===== Entries =====

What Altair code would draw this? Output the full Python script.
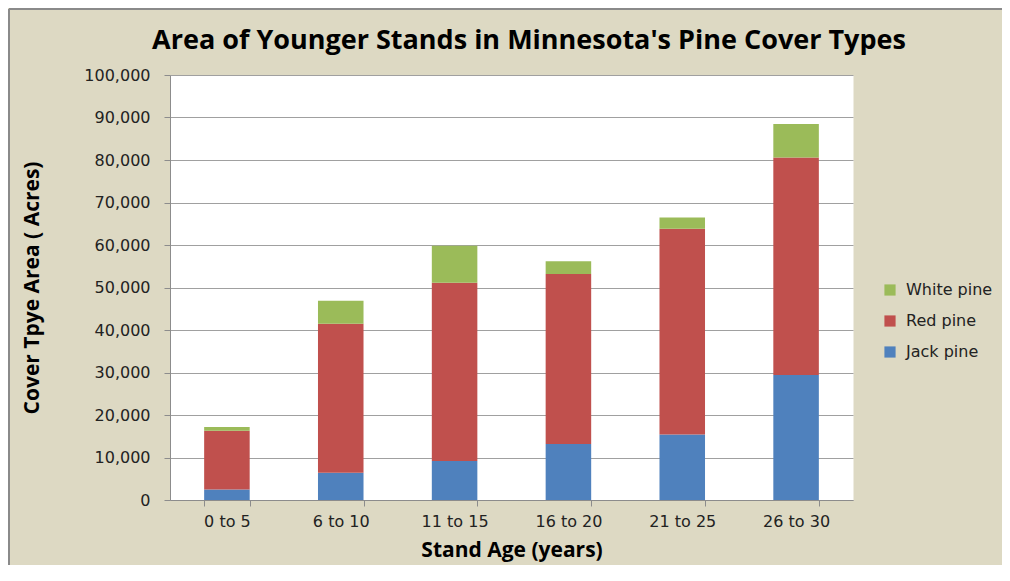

=====
===== Entries =====

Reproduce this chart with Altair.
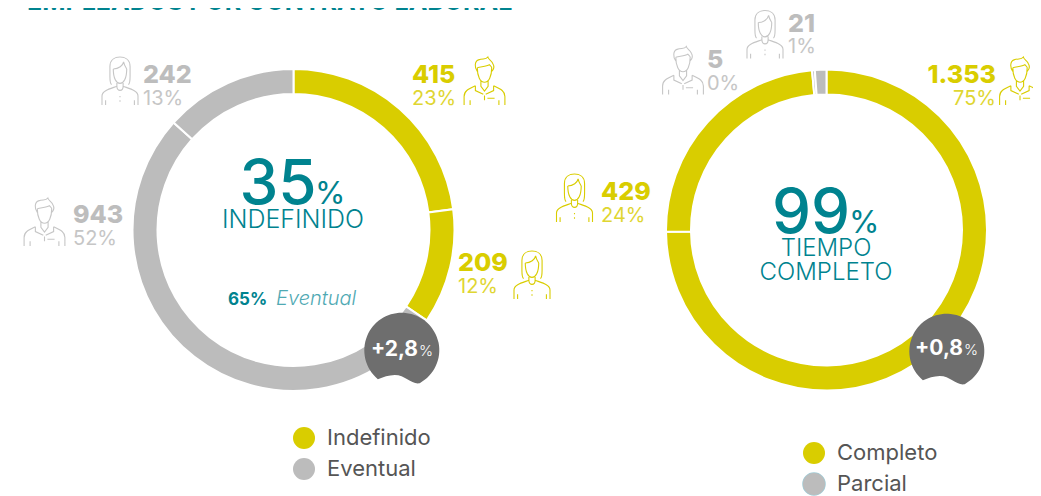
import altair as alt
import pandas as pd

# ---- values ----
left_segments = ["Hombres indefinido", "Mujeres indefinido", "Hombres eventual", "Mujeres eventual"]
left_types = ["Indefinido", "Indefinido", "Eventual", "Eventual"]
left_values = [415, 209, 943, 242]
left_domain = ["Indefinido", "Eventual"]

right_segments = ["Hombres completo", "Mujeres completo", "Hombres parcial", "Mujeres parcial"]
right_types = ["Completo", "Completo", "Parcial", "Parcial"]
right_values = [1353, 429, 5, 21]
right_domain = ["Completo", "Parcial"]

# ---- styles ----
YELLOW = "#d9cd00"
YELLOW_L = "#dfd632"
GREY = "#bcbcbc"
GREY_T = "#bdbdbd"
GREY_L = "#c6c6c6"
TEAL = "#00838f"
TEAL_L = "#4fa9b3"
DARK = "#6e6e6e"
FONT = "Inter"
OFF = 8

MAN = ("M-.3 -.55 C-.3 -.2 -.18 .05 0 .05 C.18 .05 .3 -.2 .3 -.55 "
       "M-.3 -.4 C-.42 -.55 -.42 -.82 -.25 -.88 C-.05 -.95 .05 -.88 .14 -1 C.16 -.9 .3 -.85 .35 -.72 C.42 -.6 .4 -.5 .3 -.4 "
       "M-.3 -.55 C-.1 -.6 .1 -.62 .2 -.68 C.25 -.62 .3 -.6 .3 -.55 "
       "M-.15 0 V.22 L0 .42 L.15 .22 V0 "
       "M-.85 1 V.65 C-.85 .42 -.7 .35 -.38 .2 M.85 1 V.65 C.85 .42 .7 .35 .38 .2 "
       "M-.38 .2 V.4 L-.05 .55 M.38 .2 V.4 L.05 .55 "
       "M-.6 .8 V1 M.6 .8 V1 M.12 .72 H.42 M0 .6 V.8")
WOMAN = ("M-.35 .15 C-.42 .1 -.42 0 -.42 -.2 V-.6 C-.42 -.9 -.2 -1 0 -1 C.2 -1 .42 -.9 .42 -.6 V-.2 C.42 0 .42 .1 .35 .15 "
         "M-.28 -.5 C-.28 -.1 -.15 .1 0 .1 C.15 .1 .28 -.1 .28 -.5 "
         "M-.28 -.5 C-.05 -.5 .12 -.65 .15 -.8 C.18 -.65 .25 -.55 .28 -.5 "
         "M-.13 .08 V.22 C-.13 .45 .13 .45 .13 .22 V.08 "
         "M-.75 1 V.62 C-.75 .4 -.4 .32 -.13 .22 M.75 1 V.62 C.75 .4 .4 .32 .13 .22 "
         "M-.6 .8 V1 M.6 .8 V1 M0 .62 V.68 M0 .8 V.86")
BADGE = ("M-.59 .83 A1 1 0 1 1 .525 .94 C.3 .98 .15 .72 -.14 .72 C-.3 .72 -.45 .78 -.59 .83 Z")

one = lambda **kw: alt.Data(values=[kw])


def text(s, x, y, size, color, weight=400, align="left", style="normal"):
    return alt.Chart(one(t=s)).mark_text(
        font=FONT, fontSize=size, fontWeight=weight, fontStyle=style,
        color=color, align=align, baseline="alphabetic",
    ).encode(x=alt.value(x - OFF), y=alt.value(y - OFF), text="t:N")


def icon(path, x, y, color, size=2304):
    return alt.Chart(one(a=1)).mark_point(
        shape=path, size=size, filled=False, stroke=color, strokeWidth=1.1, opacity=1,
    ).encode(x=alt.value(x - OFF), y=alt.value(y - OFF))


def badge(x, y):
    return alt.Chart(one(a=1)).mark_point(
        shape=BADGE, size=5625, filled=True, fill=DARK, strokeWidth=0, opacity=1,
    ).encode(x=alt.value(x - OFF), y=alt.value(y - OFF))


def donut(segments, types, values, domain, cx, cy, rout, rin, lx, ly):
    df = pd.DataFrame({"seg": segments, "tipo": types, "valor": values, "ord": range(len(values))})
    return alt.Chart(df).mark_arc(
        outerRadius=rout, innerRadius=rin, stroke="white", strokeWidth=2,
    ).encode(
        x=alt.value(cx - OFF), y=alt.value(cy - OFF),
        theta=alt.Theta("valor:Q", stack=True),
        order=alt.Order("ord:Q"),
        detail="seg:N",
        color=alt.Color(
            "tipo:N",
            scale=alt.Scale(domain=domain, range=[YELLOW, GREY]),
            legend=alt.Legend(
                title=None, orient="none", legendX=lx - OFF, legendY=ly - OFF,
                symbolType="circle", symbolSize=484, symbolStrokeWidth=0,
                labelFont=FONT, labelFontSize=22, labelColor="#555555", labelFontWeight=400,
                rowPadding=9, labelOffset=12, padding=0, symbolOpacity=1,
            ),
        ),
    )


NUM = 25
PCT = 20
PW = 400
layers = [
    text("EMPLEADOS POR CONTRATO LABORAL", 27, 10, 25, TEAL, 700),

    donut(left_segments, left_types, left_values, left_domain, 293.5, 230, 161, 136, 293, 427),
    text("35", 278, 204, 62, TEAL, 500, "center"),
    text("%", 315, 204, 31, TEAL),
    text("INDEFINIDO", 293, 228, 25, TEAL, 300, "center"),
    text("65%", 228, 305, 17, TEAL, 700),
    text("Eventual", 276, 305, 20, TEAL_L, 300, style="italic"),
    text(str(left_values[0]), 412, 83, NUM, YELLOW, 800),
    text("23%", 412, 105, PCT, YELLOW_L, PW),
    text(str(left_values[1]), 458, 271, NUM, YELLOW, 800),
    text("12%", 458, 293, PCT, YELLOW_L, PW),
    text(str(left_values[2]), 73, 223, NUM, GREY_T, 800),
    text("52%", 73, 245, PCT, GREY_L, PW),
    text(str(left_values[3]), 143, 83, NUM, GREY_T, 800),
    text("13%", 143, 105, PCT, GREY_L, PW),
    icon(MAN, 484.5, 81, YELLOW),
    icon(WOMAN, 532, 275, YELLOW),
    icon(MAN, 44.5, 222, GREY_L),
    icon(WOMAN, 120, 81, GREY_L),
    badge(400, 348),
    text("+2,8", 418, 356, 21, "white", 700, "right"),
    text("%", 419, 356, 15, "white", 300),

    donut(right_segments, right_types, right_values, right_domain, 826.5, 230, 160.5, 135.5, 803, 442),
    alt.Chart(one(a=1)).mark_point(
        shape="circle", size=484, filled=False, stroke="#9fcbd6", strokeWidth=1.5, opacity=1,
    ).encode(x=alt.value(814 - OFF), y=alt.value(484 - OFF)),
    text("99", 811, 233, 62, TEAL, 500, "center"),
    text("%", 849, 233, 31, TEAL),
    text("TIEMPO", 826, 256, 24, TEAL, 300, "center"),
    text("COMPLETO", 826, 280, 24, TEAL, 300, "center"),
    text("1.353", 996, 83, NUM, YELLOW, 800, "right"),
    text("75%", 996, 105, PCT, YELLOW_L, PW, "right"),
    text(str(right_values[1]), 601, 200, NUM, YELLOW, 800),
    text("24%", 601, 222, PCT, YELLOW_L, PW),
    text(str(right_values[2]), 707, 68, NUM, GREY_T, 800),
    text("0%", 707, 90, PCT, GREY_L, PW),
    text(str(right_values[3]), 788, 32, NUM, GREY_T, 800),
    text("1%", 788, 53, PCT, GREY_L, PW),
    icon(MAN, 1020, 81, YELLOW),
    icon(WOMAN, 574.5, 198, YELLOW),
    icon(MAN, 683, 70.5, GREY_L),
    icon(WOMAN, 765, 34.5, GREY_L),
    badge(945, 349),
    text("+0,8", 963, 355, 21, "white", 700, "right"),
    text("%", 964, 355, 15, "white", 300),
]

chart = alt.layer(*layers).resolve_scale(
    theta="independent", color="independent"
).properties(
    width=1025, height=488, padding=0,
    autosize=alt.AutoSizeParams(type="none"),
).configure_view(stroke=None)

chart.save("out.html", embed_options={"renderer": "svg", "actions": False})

=====

Pull out only the lines from the one with "Reproduce this chart with Altair." up to and including the one with "C.3 .98 .15", and drop any pictures along the way.

Reproduce this chart with Altair.
import altair as alt
import pandas as pd

# ---- values ----
left_segments = ["Hombres indefinido", "Mujeres indefinido", "Hombres eventual", "Mujeres eventual"]
left_types = ["Indefinido", "Indefinido", "Eventual", "Eventual"]
left_values = [415, 209, 943, 242]
left_domain = ["Indefinido", "Eventual"]

right_segments = ["Hombres completo", "Mujeres completo", "Hombres parcial", "Mujeres parcial"]
right_types = ["Completo", "Completo", "Parcial", "Parcial"]
right_values = [1353, 429, 5, 21]
right_domain = ["Completo", "Parcial"]

# ---- styles ----
YELLOW = "#d9cd00"
YELLOW_L = "#dfd632"
GREY = "#bcbcbc"
GREY_T = "#bdbdbd"
GREY_L = "#c6c6c6"
TEAL = "#00838f"
TEAL_L = "#4fa9b3"
DARK = "#6e6e6e"
FONT = "Inter"
OFF = 8

MAN = ("M-.3 -.55 C-.3 -.2 -.18 .05 0 .05 C.18 .05 .3 -.2 .3 -.55 "
       "M-.3 -.4 C-.42 -.55 -.42 -.82 -.25 -.88 C-.05 -.95 .05 -.88 .14 -1 C.16 -.9 .3 -.85 .35 -.72 C.42 -.6 .4 -.5 .3 -.4 "
       "M-.3 -.55 C-.1 -.6 .1 -.62 .2 -.68 C.25 -.62 .3 -.6 .3 -.55 "
       "M-.15 0 V.22 L0 .42 L.15 .22 V0 "
       "M-.85 1 V.65 C-.85 .42 -.7 .35 -.38 .2 M.85 1 V.65 C.85 .42 .7 .35 .38 .2 "
       "M-.38 .2 V.4 L-.05 .55 M.38 .2 V.4 L.05 .55 "
       "M-.6 .8 V1 M.6 .8 V1 M.12 .72 H.42 M0 .6 V.8")
WOMAN = ("M-.35 .15 C-.42 .1 -.42 0 -.42 -.2 V-.6 C-.42 -.9 -.2 -1 0 -1 C.2 -1 .42 -.9 .42 -.6 V-.2 C.42 0 .42 .1 .35 .15 "
         "M-.28 -.5 C-.28 -.1 -.15 .1 0 .1 C.15 .1 .28 -.1 .28 -.5 "
         "M-.28 -.5 C-.05 -.5 .12 -.65 .15 -.8 C.18 -.65 .25 -.55 .28 -.5 "
         "M-.13 .08 V.22 C-.13 .45 .13 .45 .13 .22 V.08 "
         "M-.75 1 V.62 C-.75 .4 -.4 .32 -.13 .22 M.75 1 V.62 C.75 .4 .4 .32 .13 .22 "
         "M-.6 .8 V1 M.6 .8 V1 M0 .62 V.68 M0 .8 V.86")
BADGE = ("M-.59 .83 A1 1 0 1 1 .525 .94 C.3 .98 .15 .72 -.14 .72 C-.3 .72 -.45 .78 -.59 .83 Z")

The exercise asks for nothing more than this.